Juno in 11th House
Devotion Mistaken for Depth
The Juno person orients commitment toward ideological alignment and collective belonging rather than intimate merger. The 11th house person has built their relational world around friendship, community, and shared vision, a field naturally resonant with how the Juno person experiences loyalty. The Juno person's devotion activates most reliably through collaborative action, shared causes, and the wider social sphere rather than through private vulnerability or conventional romantic intensity. This creates immediate ease: the Juno person experiences the 11th house person as a co-conspirator, and they feel chosen not despite but because of their wider commitments.

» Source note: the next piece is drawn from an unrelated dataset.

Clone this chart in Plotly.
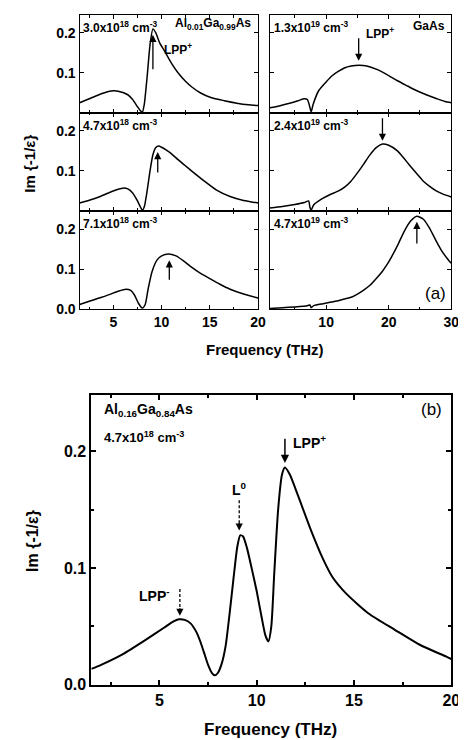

The friction emerges when the 11th house person assumes the relationship occupies a distinct relational domain, separate from friendship, ideology, and community, while the Juno person experiences all of these as inseparable from commitment itself. They may eventually notice they are being loved through the lens of shared purpose rather than as an irreplaceable individual. When the 11th house person wants to be prioritized above the cause, above the friend group, above the vision, the Juno person does not experience this as a reasonable request but as a demand to contract their loyalty into a smaller, more conventional shape. A moment: the 11th house person mentions withdrawing from a shared project, and the Juno person's response cools, becomes more distant, not from anger, but because a primary channel of their devotion has been closed.
The real tension is that the Juno person may remain committed to the partnership long after genuine intimacy has faded, held in place by the ideology, the community, the mission itself. They can mistake ideological agreement for relational depth, while the 11th house person, who may have entered expecting personal priority, discovers they are one node in a larger network rather than its center. The Juno person does not experience this as dilution; they experience it as fidelity to a larger truth. What neither person often recognizes is that the most durable partnerships survive the loss of the shared ideal, that commitment to a person requires a different kind of courage than commitment to a cause.